NORFOLK, Va. (Dec. 1, 2012)- On the day the Navy officially took the aircraft carrier Enterprise out of service after 51 years in the fleet, the service announced that its name won't be gone for long.
The third Gerald R. Ford-class aircraft carrier, CVN 80, will become the ninth ship in Navy history to be named "Enterprise," Navy Secretary Ray Mabus announced Dec. 1 in a recorded video message played at the inactivation ceremony here.
"Rarely has our fleet been without a ship bearing the name - I chose to maintain this tradition not solely because of the legacy it invokes, but because the remarkable work of the name 'Enterprise' is not done," he said. "The USS Enterprise was the first of its kind, and for 51 years its name has been synonymous with boldness."

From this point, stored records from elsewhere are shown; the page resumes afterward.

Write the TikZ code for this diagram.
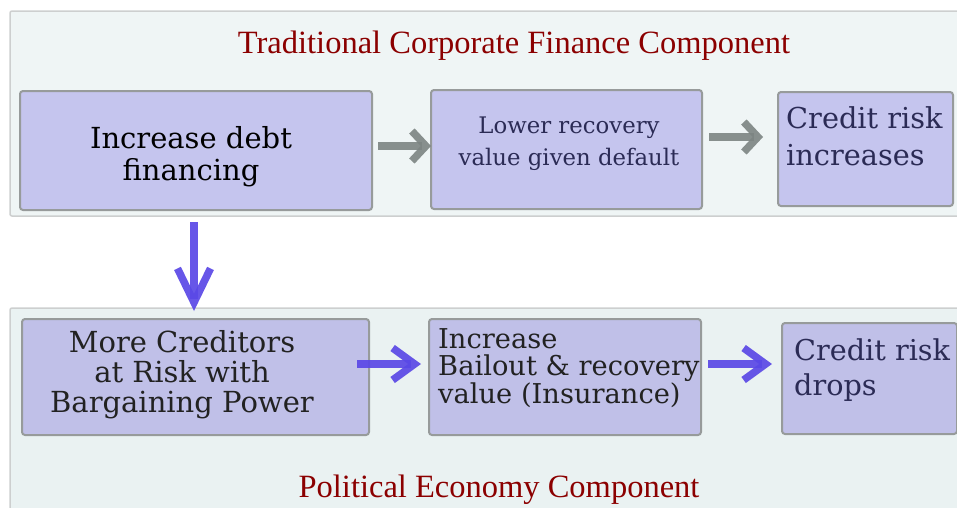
\documentclass[tikz,border=0pt]{standalone}
\usepackage{fontspec}
\setmainfont{DejaVu Serif}
\newfontfamily\titlefont{Liberation Serif}
\usetikzlibrary{arrows.meta}

\definecolor{paneltop}{HTML}{EFF5F5}
\definecolor{panelbot}{HTML}{EAF2F2}
\definecolor{panelline}{HTML}{CDCFCF}
\definecolor{boxfill}{HTML}{C5C5EE}
\definecolor{boxfillb}{HTML}{C0C0E8}
\definecolor{boxline}{HTML}{979B9B}
\definecolor{titlered}{HTML}{8B0000}
\definecolor{navy}{HTML}{2B2B55}
\definecolor{darktext}{HTML}{222222}
\definecolor{arrgray}{HTML}{7C8482}
\definecolor{arrblue}{HTML}{5A48E6}

\tikzset{
  panel/.style={draw=panelline, line width=1.5pt, rounded corners=2pt},
  box/.style={draw=boxline, line width=2pt, rounded corners=3pt, inner sep=0pt},
  title/.style={font=\titlefont\fontsize{32.5}{36}\selectfont, text=titlered, anchor=base, inner sep=0pt},
  txt/.style={inner sep=0pt, anchor=base},
  garrow/.style={draw=arrgray, draw opacity=0.9, line width=7.5pt,
    -{Straight Barb[length=14pt, width=30pt]}},
  barrow/.style={draw=arrblue, draw opacity=0.92, line width=7.5pt,
    -{Straight Barb[length=22pt, width=32pt]}},
}

\begin{document}
\begin{tikzpicture}[x=1pt, y=-1pt]
  \useasboundingbox (0,0) rectangle (957,507);

  % panels
  \path[panel, fill=paneltop] (10,11) rectangle (975,216);
  \path[panel, fill=panelbot] (10,308) rectangle (975,530);

  \node[title] (ttop) at (514,53) {Traditional Corporate Finance Component};
  \node[title] (tbot) at (499,497) {Political Economy Component};

  % upper row
  \node[box, fill=boxfill, minimum width=352pt, minimum height=119pt, anchor=north west] (b1) at (19,90) {};
  \node[box, fill=boxfill, minimum width=271pt, minimum height=119pt, anchor=north west] (b2) at (430,89) {};
  \node[box, fill=boxfill, minimum width=175pt, minimum height=114pt, anchor=north west] (b3) at (777,91) {};

  % lower row
  \node[box, fill=boxfillb, minimum width=347pt, minimum height=116pt, anchor=north west] (b4) at (21,318) {};
  \node[box, fill=boxfillb, minimum width=272pt, minimum height=116pt, anchor=north west] (b5) at (428,318) {};
  \node[box, fill=boxfillb, minimum width=175pt, minimum height=111pt, anchor=north west] (b6) at (781,322) {};

  % box texts (anchored on the baseline of their last line)
  \node[txt, align=center, font=\fontsize{29}{32}\selectfont, text=black] (t1) at (191,180)
    {Increase debt\\financing};
  \node[txt, align=center, font=\fontsize{22.8}{32}\selectfont, text=navy] (t2) at (569,165)
    {Lower recovery\\value given default};
  \node[txt, align=left, font=\fontsize{28.8}{37}\selectfont, text=navy, anchor=base west] (t3) at (786,165)
    {Credit risk\\increases};
  \node[txt, align=center, font=\fontsize{29}{30}\selectfont, text=darktext] (t4) at (182,412)
    {More Creditors\\at Risk with\\Bargaining Power};
  \node[txt, align=left, font=\fontsize{27.3}{26.5}\selectfont, text=darktext, anchor=base west] (t5) at (438,403)
    {Increase\\Bailout \& recovery\\value (Insurance)};
  \node[txt, align=left, font=\fontsize{28.7}{35}\selectfont, text=navy, anchor=base west] (t6) at (794,395)
    {Credit risk\\drops};

  % connectors
  \draw[garrow] ([shift={(5,-4.5)}]b1.east) -- ([shift={(1,-3.5)}]b2.west);
  \draw[garrow] ([shift={(6,-12.5)}]b2.east) -- ([shift={(-14,-12)}]b3.west);
  \draw[barrow, -{Straight Barb[length=34pt, width=33pt]}] ([shift={(-2,11)}]b1.south) -- ([shift={(-1.5,-7)}]b4.north);
  \draw[barrow] ([shift={(-13,-13)}]b4.east) -- ([shift={(-7,-13)}]b5.west);
  \draw[barrow] ([shift={(6,-13)}]b5.east) -- ([shift={(-9,-14.5)}]b6.west);
\end{tikzpicture}
\end{document}
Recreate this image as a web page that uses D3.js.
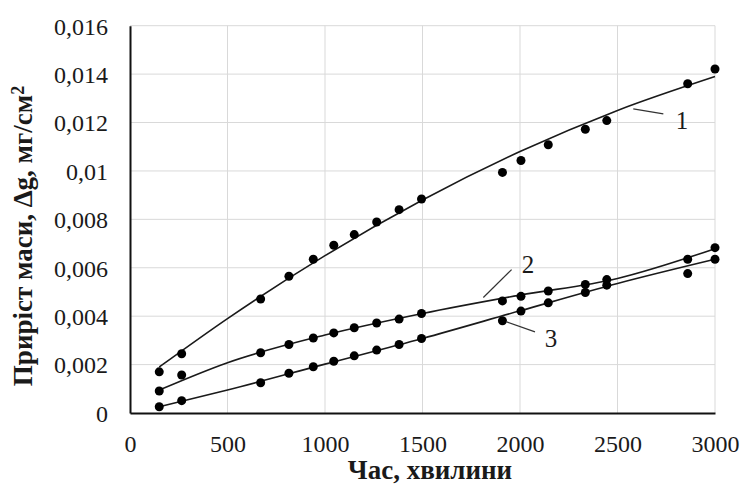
<!DOCTYPE html>
<html><head><meta charset="utf-8">
<script src="https://cdn.jsdelivr.net/npm/d3@7"></script>
<style>
html,body{margin:0;padding:0;background:#fff;}
svg{display:block;}
</style></head>
<body>
<svg id="chart" width="742" height="486"></svg>
<script>
// ---- data ----
const times = [150, 265, 670, 815, 940, 1045, 1150, 1265, 1380, 1495, 1910, 2005, 2145, 2335, 2445, 2860, 3000];
const series1 = [0.0017, 0.00245, 0.00471, 0.00565, 0.00635, 0.00693, 0.00737, 0.00789, 0.0084, 0.00884, 0.00994, 0.01043, 0.01108, 0.01172, 0.01208, 0.0136, 0.01421];
const series2 = [0.00091, 0.00157, 0.00249, 0.00283, 0.0031, 0.00331, 0.00352, 0.00372, 0.00388, 0.00411, 0.00463, 0.00482, 0.00504, 0.00531, 0.00551, 0.00635, 0.00683];
const series3 = [0.00026, 0.00051, 0.00125, 0.00164, 0.00191, 0.00214, 0.00236, 0.0026, 0.00283, 0.00308, 0.00381, 0.00421, 0.00455, 0.00498, 0.00528, 0.00576, 0.00635];
const trendX = [150, 500, 1000, 1500, 2000, 2500, 3000];
const trend1 = [0.0019, 0.0039, 0.0065, 0.0088, 0.0108, 0.0125, 0.0139];
const trend2 = [0.00095, 0.00208, 0.00322, 0.00411, 0.00487, 0.00556, 0.00679];
const trend3 = [0.00026, 0.00095, 0.00202, 0.00308, 0.00422, 0.00535, 0.00635];
const xTicks = [0, 500, 1000, 1500, 2000, 2500, 3000];
const yTicks = [0, 0.002, 0.004, 0.006, 0.008, 0.01, 0.012, 0.014, 0.016];
const curveLabels = ["1", "2", "3"];
const labelX = [2831, 2041, 2159];
const labelY = [0.01175, 0.005773, 0.002722];
const leaderX1 = [2581, 1812, 1932];
const leaderY1 = [0.012565, 0.004771, 0.003765];
const leaderX2 = [2735, 1957, 2077];
const leaderY2 = [0.012359, 0.005926, 0.003353];
const xTitle = "Час, хвилини";
const yTitle = "Приріст маси, Δg, мг/см";

// ---- layout ----
const svg = d3.select("#chart");
const L = 130, R = 715, T = 25.7, B = 413;
const x = d3.scaleLinear().domain([0, 3000]).range([L, R]);
const y = d3.scaleLinear().domain([0, 0.016]).range([B, T]);
const font = "'Liberation Serif','Times New Roman',serif";
const fmt = v => String(+v.toFixed(3)).replace(".", ",");

// grid
svg.append("g").selectAll("line").data(yTicks.filter(v => v > 0)).join("line")
  .attr("x1", L).attr("x2", R).attr("y1", d => y(d)).attr("y2", d => y(d))
  .attr("stroke", "#d9d9d9").attr("stroke-width", 1);
svg.append("g").selectAll("line").data(xTicks.filter(v => v > 0)).join("line")
  .attr("y1", T).attr("y2", B).attr("x1", d => x(d)).attr("x2", d => x(d))
  .attr("stroke", "#d9d9d9").attr("stroke-width", 1);

// axes
const xAxis = svg.append("g").attr("transform", `translate(0,${B})`)
  .call(d3.axisBottom(x).tickValues(xTicks).tickSize(0).tickPadding(22).tickFormat(d => String(d)));
const yAxis = svg.append("g").attr("transform", `translate(${L},0)`)
  .call(d3.axisLeft(y).tickValues(yTicks).tickSize(0).tickPadding(22).tickFormat(fmt));
[xAxis, yAxis].forEach(g => {
  g.select(".domain").attr("stroke", "#111").attr("stroke-width", 2);
  g.selectAll("text").attr("font-family", font).attr("font-size", 24).attr("fill", "#1a1a1a");
});
yAxis.selectAll("text").attr("dy", "0.35em");
xAxis.selectAll("text").attr("dy", "0.71em");

// trend lines
const line = d3.line().x(d => x(d[0])).y(d => y(d[1])).curve(d3.curveMonotoneX);
[trend1, trend2, trend3].forEach(t => {
  svg.append("path").datum(trendX.map((v, i) => [v, t[i]]))
    .attr("d", line).attr("fill", "none").attr("stroke", "#1a1a1a").attr("stroke-width", 1.6);
});

// points
[series1, series2, series3].forEach(s => {
  svg.append("g").selectAll("circle").data(times.map((v, i) => [v, s[i]])).join("circle")
    .attr("cx", d => x(d[0])).attr("cy", d => y(d[1])).attr("r", 4.5).attr("fill", "#000");
});

// curve labels with leader lines
curveLabels.forEach((lab, i) => {
  svg.append("line")
    .attr("x1", x(leaderX1[i])).attr("y1", y(leaderY1[i]))
    .attr("x2", x(leaderX2[i])).attr("y2", y(leaderY2[i]))
    .attr("stroke", "#333").attr("stroke-width", 1.2);
  svg.append("text").attr("x", x(labelX[i])).attr("y", y(labelY[i]))
    .attr("text-anchor", "middle").attr("font-family", font).attr("font-size", 25)
    .attr("fill", "#1a1a1a").text(lab);
});

// titles
svg.append("text").attr("x", 430).attr("y", 479).attr("text-anchor", "middle")
  .attr("font-family", font).attr("font-size", 27).attr("font-weight", "bold")
  .attr("fill", "#1a1a1a").text(xTitle);
const yt = svg.append("text").attr("transform", "translate(32,236) rotate(-90)")
  .attr("text-anchor", "middle").attr("font-family", font).attr("font-size", 27)
  .attr("font-weight", "bold").attr("fill", "#1a1a1a");
yt.append("tspan").text(yTitle);
yt.append("tspan").attr("dy", "-0.45em").attr("font-size", 18).text("2");
</script>
</body></html>
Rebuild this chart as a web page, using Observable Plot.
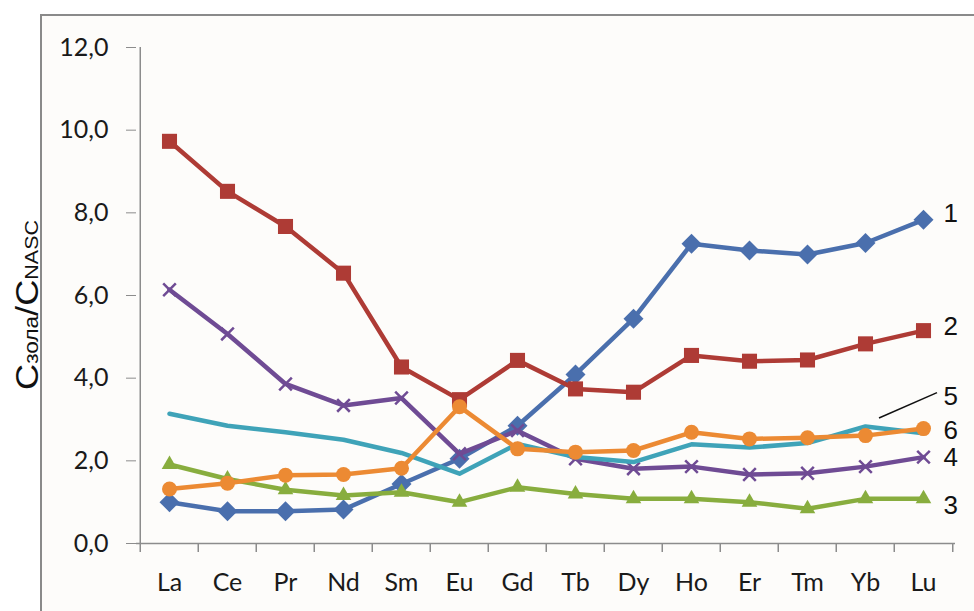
<!DOCTYPE html>
<html>
<head>
<meta charset="utf-8">
<script src="https://cdn.jsdelivr.net/npm/d3@7"></script>
<script src="https://cdn.jsdelivr.net/npm/@observablehq/plot@0.6"></script>
<style>
  html, body { margin: 0; padding: 0; background: #ffffff; }
  #wrap { position: relative; width: 974px; height: 611px; overflow: hidden; }
  #panel { position: absolute; left: 40px; top: 14px; right: 0; bottom: 0;
           border-left: 2px solid #8a8a8a; border-top: 2px solid #8a8a8a; background: #fdfcfa; }
  #chart { position: absolute; left: 0; top: 0; }
  #chart svg { overflow: visible; }
</style>
</head>
<body>
<div id="wrap"><div id="panel"></div><div id="chart"></div></div>
<script>
// ---- data ----
const elements = ["La","Ce","Pr","Nd","Sm","Eu","Gd","Tb","Dy","Ho","Er","Tm","Yb","Lu"];
const series1 = [1.00,0.78,0.78,0.82,1.44,2.05,2.85,4.09,5.44,7.25,7.09,6.99,7.27,7.83];
const series2 = [9.73,8.52,7.67,6.54,4.27,3.48,4.43,3.74,3.66,4.55,4.41,4.44,4.83,5.15];
const series3 = [1.91,1.56,1.30,1.16,1.24,1.00,1.36,1.20,1.08,1.08,1.00,0.84,1.08,1.08];
const series4 = [6.14,5.07,3.86,3.34,3.52,2.17,2.73,2.05,1.81,1.86,1.67,1.70,1.86,2.09];
const series5 = [3.14,2.85,2.69,2.51,2.19,1.69,2.41,2.09,1.97,2.40,2.32,2.43,2.83,2.67];
const series6 = [1.32,1.46,1.65,1.67,1.82,3.31,2.29,2.21,2.25,2.69,2.53,2.56,2.61,2.78];
const seriesNames = ["1","2","3","4","5","6"];
const yTicks = [0,2,4,6,8,10,12];

// ---- styles ----
const styles = {
  "1": {color: "#4a6fad", symbol: "diamond2", r: 9},
  "2": {color: "#ae3b35", symbol: "square", r: 8.5},
  "3": {color: "#88ad3e", symbol: "triangle", r: 5.8},
  "4": {color: "#6f4b94", symbol: "times", r: 5.8},
  "5": {color: "#3fa3b8", symbol: null, r: 0},
  "6": {color: "#ec8a33", symbol: "circle", r: 7.5}
};
const labelDy = {"1": -6, "2": -4, "3": 7, "4": 1, "5": -36, "6": 2};
const step = (955 - 136) / elements.length;

const allSeries = [series1, series2, series3, series4, series5, series6];
const rows = (vals, name) => vals.map((v, i) => ({el: elements[i], v, s: name}));

const marks = [];
// axis lines and boundary ticks
marks.push(Plot.ruleY([0], {stroke: "#8c8c8c", strokeWidth: 1.5}));
marks.push(Plot.ruleX([elements[0]], {x: d => d, dx: -step / 2, stroke: "#8c8c8c", strokeWidth: 1.5}));
marks.push(Plot.ruleX(elements, {x: d => d, dx: -step / 2, stroke: "#8c8c8c", strokeWidth: 1.5, insetTop: 496, insetBottom: -9}));
marks.push(Plot.ruleX([elements[elements.length - 1]], {x: d => d, dx: step / 2, stroke: "#8c8c8c", strokeWidth: 1.5, insetTop: 496, insetBottom: -9}));
marks.push(Plot.axisY({ticks: yTicks, tickSize: 10, tickPadding: 18, stroke: "#8c8c8c",
  tickFormat: d => d.toFixed(1).replace(".", ","), fontSize: 25, fontFamily: "Lato", fill: "#1a1a1a"}));
marks.push(Plot.axisX({tickSize: 0, tickPadding: 30, fontSize: 25, fontFamily: "Lato", fill: "#1a1a1a"}));

allSeries.forEach((vals, k) => {
  const name = seriesNames[k];
  const st = styles[name];
  const data = rows(vals, name);
  marks.push(Plot.line(data, {x: "el", y: "v", stroke: st.color, strokeWidth: 4.5, curve: "linear"}));
  if (st.symbol === "times") {
    marks.push(Plot.dot(data, {x: "el", y: "v", symbol: "times", r: st.r, stroke: st.color, strokeWidth: 2.5, fill: "none"}));
  } else if (st.symbol) {
    marks.push(Plot.dot(data, {x: "el", y: "v", symbol: st.symbol, r: st.r, fill: st.color, stroke: "none"}));
  }
});

// series labels at right
const labelRows = allSeries.map((vals, k) => ({name: seriesNames[k], el: elements[elements.length - 1], v: vals[vals.length - 1]}));
seriesNames.forEach((name, k) => {
  marks.push(Plot.text([labelRows[k]], {x: "el", y: "v", text: "name", dx: 20, dy: labelDy[name],
    textAnchor: "start", fontSize: 26, fontFamily: "Liberation Sans, Arial, sans-serif", fill: "#111"}));
});

// leader line for label 5
marks.push((index, scales) => {
  const sx = scales.x, sy = scales.y;
  const n = elements.length;
  const g = d3.create("svg:line")
    .attr("x1", sx(elements[n - 2]) + 14).attr("y1", sy(series5[n - 2]) - 8)
    .attr("x2", sx(elements[n - 1]) + 14).attr("y2", sy(series5[n - 1]) - 40)
    .attr("stroke", "#111").attr("stroke-width", 1.5);
  return g.node();
});

const chart = Plot.plot({
  width: 974,
  height: 611,
  marginLeft: 136,
  marginRight: 19,
  marginTop: 47,
  marginBottom: 68,
  style: {background: "transparent", overflow: "visible"},
  x: {type: "point", domain: elements, padding: 0.5, label: null},
  y: {domain: [0, 12], label: null},
  marks
});
document.getElementById("chart").appendChild(chart);

// y-axis title with mixed sizes
const svg = d3.select(chart);
const t = svg.append("text")
  .attr("transform", "translate(38,305) rotate(-90)")
  .attr("text-anchor", "middle")
  .attr("font-family", "Liberation Sans, Arial, sans-serif")
  .attr("fill", "#111")
  .attr("textLength", 170)
  .attr("lengthAdjust", "spacingAndGlyphs");
t.append("tspan").attr("font-size", 32).text("C");
t.append("tspan").attr("font-size", 20).text("зола");
t.append("tspan").attr("font-size", 32).text("/C");
t.append("tspan").attr("font-size", 19).text("NASC");
</script>
</body>
</html>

Commissioned in 1961, CVN 65 served for more than five decades. It participated in the blockade of the Cuban missile crisis, launched strike operations in Vietnam and conducted combat missions in support of Operation Enduring Freedom.
The announcement invoked a rousing ovation from the crowd, which included former crew members and Navy dignitaries such as Adm. Jon Greenert, the chief of naval operations.
Capt. William Hamilton, the ship's final commanding officer, explained to the crowd that the ship is only being inactivated, for now, because it can't be decommissioned until its reactor's fuel has been removed and the reactors shut down for good.
That work will be accomplished in Newport News, Va., at the Huntington Ingalls shipyard. Once that work is completed, the ship will be towed to the Puget Sound Naval Shipyard on the West Coast, where its nuclear reactors will be removed and the rest of the ship dismantled.
Hamilton thanked the former crew members in the audience for their service, but chose to single out retired Navy Capt. Eugene B. "Red" McDaniel.
On May 19, 1967, McDaniel, then a lieutenant commander, and Lt. James Patterson were shot down over North Vietnam while on a mission to bomb a truck repair facility at Van Dien, Hai Duong province, North Vietnam.
Both McDaniel and Patterson, members of an attack squadron flying from Enterprise, ejected safely and established contact with aircraft in the area. McDaniel was captured the next day and taken to Hanoi. Though Patterson was initially known to be alive on the ground, he is considered missing in action.
McDaniel, too, was originally classified as MIA until 1970, when Hanoi acknowledged he had been captured. McDaniel was released in 1973 after six years of captivity.
Once back in the U.S., McDaniel was awarded the Navy's second-highest award for bravery, the Navy Cross, and other decorations, including two Silver Stars, the Distinguished Flying Cross, three Bronze Stars with combat "V" devices and two Purple Hearts for the wounds received at the hands of the North Vietnamese.
That torture resulted from his active role in camp communications during an organized escape attempt by his fellow prisoners.
Hamilton said McDaniel returned to active duty and commanded both the supply ship Niagara Falls and the training aircraft carrier Lexington before retiring from the Navy.
"Until today, Capt. McDaniel has never returned to the Enterprise, the ship he launched from in 1967," Hamilton said. "He considers his return today the completion of that mission he started May 19, 1967."